Friday, June 22, 2007

The Strange Saga of Jerrell Powe

Jerrell Powe graduated from high school in 2005. He is a prototype defensive tackle at 6'3" and 345 pounds, and was a 5-star player out of high school. He briefly committed to LSU. Then he briefly committed to Auburn. Finally, he committed to Ole Miss, saying he wanted to stay in the state of Mississippi. The problem? He couldn't qualify. The rumors? He could not read.

He was unable to qualify for the 2005 season and went to Hargrave Military Academy to get his qualifications in order. He took a lot of BYU correspondence courses, which many people consider to be something of a fraud. The NCAA, after a series of lawsuits, determined that Powe was not eligible for the 2006 season in which he also wanted to enroll at Ole Miss.

There was also an article where Powe's mother allegedly said, "Jerrell really is a good child, but he just can't read." The message boards lit up, and people questioned anew the validity of whatever Jerrell has accomplished so far.

Now it appears that he may make himself eligible, two years after graduating high school. The new problem? Ole Miss may decide they don't want him anymore. Montgomery, Alabama attorney Donald Jackson is working hard to convince the NCAA to clear him and to convince Ole Miss to take him. If Ole Miss doesn't, his recruiting will open up to other SEC schools. Says Mr. Jackson about the prospect of other schools being offered Mr. Powe's services: "The first thing they're going to do is sh-- in their britches. And then after they get that cleaned up, they're going to say, 'What do we need to do to make this happen?'"

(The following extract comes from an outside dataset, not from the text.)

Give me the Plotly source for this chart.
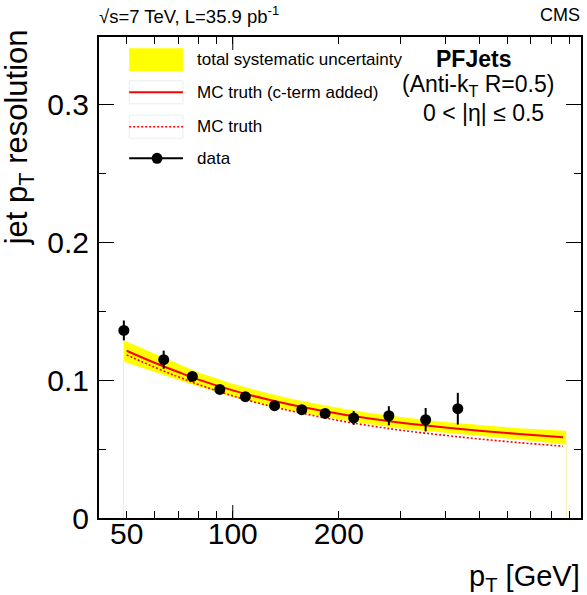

They say he's really that good.

There are reasons to take Jerrell Powe:
  • He's allegedly really really good.
  • If you don't take him, you'll probably end up facing him during the season.
  • He'll be eligible for the NFL after this year, so he probably won't clog up your depth chart for a long period of time.
  • You get to tell the world you took the unselfish act of allowing a troubled young man a chance to pursue his dream.
  • Absolutely no one has said that Jerrell is a bad kid.
There are reasons not to take Jerrell Powe:
  • He won't exactly reverse a school's reputation of taking football more seriously than academics.
  • If he is cleared and plays, and then his eligibility is somehow revoked, it is possible that the school will be forced to forfeit games in which he played. I don't know the rules on this, but I certainly don't take a chance on a kid I know may have these kind of problems.
  • It is clear that the NCAA is not backing this kid, and going to bat for him could lead to retaliation in the future.
I've said it before and I'll say it again. I'm rooting for the kid. If he really has the kinds of learning problems that are rumored, you have to wonder what his parents and teachers were doing about it back when he was about 7 or 8 years old. It appears they only started trying to help him his academic difficulties became embarrassing to them. If that's true, and I don't want to say for certain that it is, Mr. Powe is to some extent a victim of indifference by his parents and exploitation by his schools. If getting into school helps him overcome that, good for him.

That said, I'm not sure I want him at LSU. We have outstanding depth and quality at defensive tackle. Adding a one-and-done supposed star who may not be eligible for a bowl game could harm chemistry and morale more than it helps the on-field talent. This, of course, assumes that we have a scholarship available to give him. But then again, I don't want him lining up for Auburn or Bama either. If he's really that good, he'd be perfect for Bama, whose primary team weakness right now appears to be a lack of quality defensive tackle.

Let's just say this is one of those situations where I'm going to trust the judgment of Les Miles, whatever he decides to do.